Yoga Vasistha paints suffering as a self-wrought drama, a projection of restless thoughts on the canvas of consciousness. Each pang of anxiety or sorrow traces back to cravings, attachments and false identifications—much like stress over today’s nonstop news cycle fuels burnout. According to Vasistha, the mind, left unchecked, spins a web of fears and desires that trap awareness in a shadow play of its own making.
The text describes three gates through which suffering enters: desire (attachment to outcomes), aversion (rejection of what is), and ignorance (misreading reality). Picture scrolling through social media, chasing every new trend—only to find emptiness when the next headline drops. That’s desire and aversion running the show. Ignorance, here, isn’t a lack of facts but a failure to see the mind’s role in creating experience.
Cessation comes when attention turns inward and the seeker recognizes thoughts as impermanent ripples on the lake of pure consciousness. Techniques unfold like peeling an onion: self-inquiry to question “Who is this thinker?”, dispassion (vairagya) to loosen attachments, and constant vigilance (smṛti) to catch thought patterns before they spiral. Over time, the flood of mental impressions subsides and reveals a peaceful expanse—consciousness itself, untouched by the storms of desire or fear.
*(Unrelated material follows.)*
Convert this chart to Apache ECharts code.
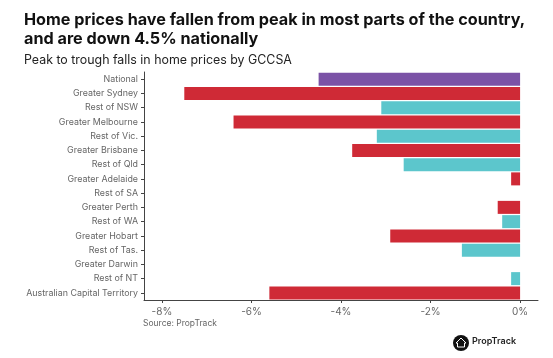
<!DOCTYPE html>
<html>
<head>
<meta charset="utf-8">
<style>
html, body { margin: 0; padding: 0; background: #fff; }
#chart { width: 553px; height: 358px; }
</style>
<script src="https://cdn.jsdelivr.net/npm/echarts@6/dist/echarts.min.js"></script>
</head>
<body>
<div id="chart"></div>
<script>
var regions = ['National', 'Greater Sydney', 'Rest of NSW', 'Greater Melbourne', 'Rest of Vic.', 'Greater Brisbane', 'Rest of Qld', 'Greater Adelaide', 'Rest of SA', 'Greater Perth', 'Rest of WA', 'Greater Hobart', 'Rest of Tas.', 'Greater Darwin', 'Rest of NT', 'Australian Capital Territory'];
var falls = [-4.5, -7.5, -3.1, -6.4, -3.2, -3.75, -2.6, -0.2, 0, -0.5, -0.4, -2.9, -1.3, 0, -0.2, -5.6];
var kinds = ['national', 'city', 'rest', 'city', 'rest', 'city', 'rest', 'city', 'rest', 'city', 'rest', 'city', 'rest', 'city', 'rest', 'city'];
var xTicks = [-8, -6, -4, -2, 0];
var colours = { national: '#7b52a6', city: '#cf2a36', rest: '#5cc6cc' };

var myChart = echarts.init(document.getElementById('chart'), null, { renderer: 'canvas' });
var font = 'Inter, "Noto Sans", sans-serif';

var option = {
    animation: false,
    backgroundColor: '#fff',
    textStyle: { fontFamily: font },
    title: [
        {
            text: 'Home prices have fallen from peak in most parts of the country,\nand are down 4.5% nationally',
            left: 19, top: 6,
            textStyle: { fontFamily: font, fontSize: 16.2, fontWeight: 700, color: '#111', lineHeight: 19 }
        },
        {
            text: 'Peak to trough falls in home prices by GCCSA',
            left: 19, top: 49,
            textStyle: { fontFamily: font, fontSize: 12.4, fontWeight: 400, color: '#222' }
        },
        {
            text: 'Source: PropTrack',
            left: 138, top: 314,
            textStyle: { fontFamily: font, fontSize: 8.5, fontWeight: 400, color: '#666' }
        }
    ],
    grid: { left: 144, top: 72, width: 394, height: 228, containLabel: false },
    xAxis: {
        type: 'value',
        min: -8.4,
        max: 0.4,
        splitLine: { show: false },
        axisLine: { show: true, onZero: false, lineStyle: { color: '#444', width: 1 } },
        axisTick: { show: true, length: 3, customValues: xTicks, lineStyle: { color: '#444' } },
        axisLabel: {
            customValues: xTicks,
            color: '#666',
            fontSize: 10,
            margin: 7,
            formatter: function (v) { return v + '%'; }
        }
    },
    yAxis: {
        type: 'category',
        inverse: true,
        data: regions,
        position: 'left',
        axisLine: { show: true, onZero: false, lineStyle: { color: '#444', width: 1 } },
        axisTick: { show: true, length: 3, alignWithLabel: true, lineStyle: { color: '#444' } },
        axisLabel: { color: '#666', fontSize: 8.9, margin: 6 }
    },
    series: [{
        type: 'bar',
        barWidth: 13,
        data: falls,
        itemStyle: {
            color: function (p) { return colours[kinds[p.dataIndex]]; }
        }
    }],
    graphic: [
        { type: 'circle', shape: { cx: 461, cy: 343, r: 8 }, style: { fill: '#111' } },
        { type: 'polygon', shape: { points: [[461, 338], [466, 343], [464.5, 343], [464.5, 347], [457.5, 347], [457.5, 343], [456, 343]] }, style: { fill: 'none', stroke: '#fff', lineWidth: 1 } },
        { type: 'text', left: 472, top: 337, style: { text: 'PropTrack', fontFamily: font, fontSize: 9, fontWeight: 600, fill: '#222' } }
    ]
};
myChart.setOption(option);
</script>
</body>
</html>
Today’s mindfulness apps and the surge in virtual retreats echo these ancient methods. Just as Yoga Vasistha counsels Rama to watch thoughts without grabbing onto them, modern practitioners learn to observe stress reactions burst like soap bubbles, then gently let them go. When identifying with pure awareness rather than the chatter of the mind, suffering loses its footing and simply dissolves—no heavy lifting required.